EXCLUSIVE: Daniel Dencik is readying an August 4 start of shoot for his first fiction feature, Gold Coast; his short Tal R premieres in Karlovy Vary.
The film will shoot for about seven weeks, mostly in Ghana. Some opening scenes will be shot in Copenhagen.
Kon-Tiki’s Jakob Oftebro will star, along with Danica Curcic. Both were EFP Shooting Stars in Berlin this year.
The story is about the illegal Danish slave trade on Africa’s Gold Coast. The story, based on true events, is set in the 1830s as Wulff Joseph Wulff arrives in Africa to set up plantations and falls in love with a slave girl despite having a fiancée at home in Denmark. Through the young slave girl’s help, he exposes the corruption of the trade.
“I’m a fiction writer, and while I was researching a book I found these letters in the library. In Denmark it’s almost a secret, nobody knows what happened in Africa in the Danish authority,” Dencik tells Screen.
He found letters from a young officer named Wulff, and used these as a jumping-off point – “it’s a mix of many people’s lives,” he says. “I made him a botanist and an idealist, but in real life he was more like a bureaucrat. I combined characters to make the story more entertaining and compact.”
Dencik, who won this year’s Nordisk Film Prize, is best known for his documentaries including Expedition To The End of the World and Moon Rider. Yet he is no stranger to the fiction world, having also written novels.
He envisions Gold Coast as a hybrid of documentary and fiction, and the film has financing from both camps.
“We’re trying to combine a very doc approach to filming — even though we will dress locations, it will be documentary style. The extras are not prepared for what is going to happen,” Dencik explains.

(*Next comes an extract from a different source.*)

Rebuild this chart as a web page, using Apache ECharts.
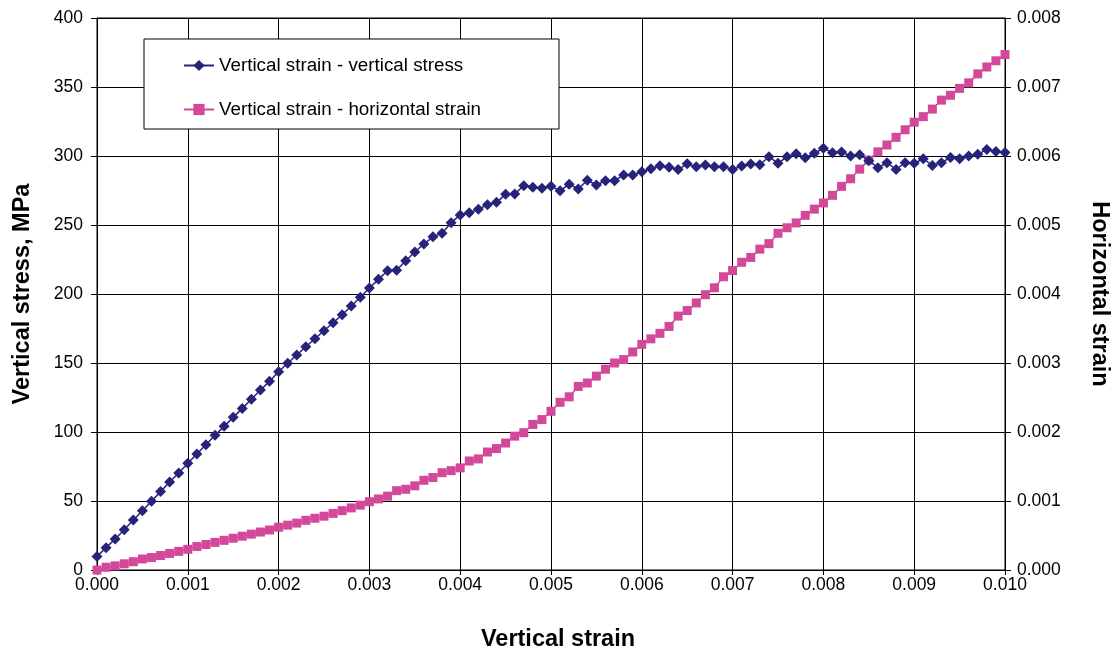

“We’re trying to create something unique, it’s untraditional,” he continues. “We have two different setups, a more classical setup with normal size crew. But then half the time we’ll use a guerrilla style crew, just me and the DoP [Martin Munch] and Jakob going into the wilderness. It’s a gift that nature is so timeless.”
The film’s authenticity is also helped by shooting in Ghana, where the story actually happened.
The ambitious project is being shot on a budget of under €2m. The Danish Film Institute is supporting the film, which will be delivered for a launch in July 2015.
Michael Haslund-Christensen is producing.
Dencik says: “I’m really excited, it’s going to be my biggest job by far.”
Tal R in Karlovy Vary
Meanwhile, Dencik’s short film Tal R: The Virgin, will screen on July 7 in competition at the Karlovy Vary International Film Festival. The 30-minute film, which won the Danish Film Academy prize for best short documentary, is about an artist in Denmark and his group of friends.
Dencik makes a return to Karlovy Vary, which last year showed both Expedition to The End of the World and Moon Rider.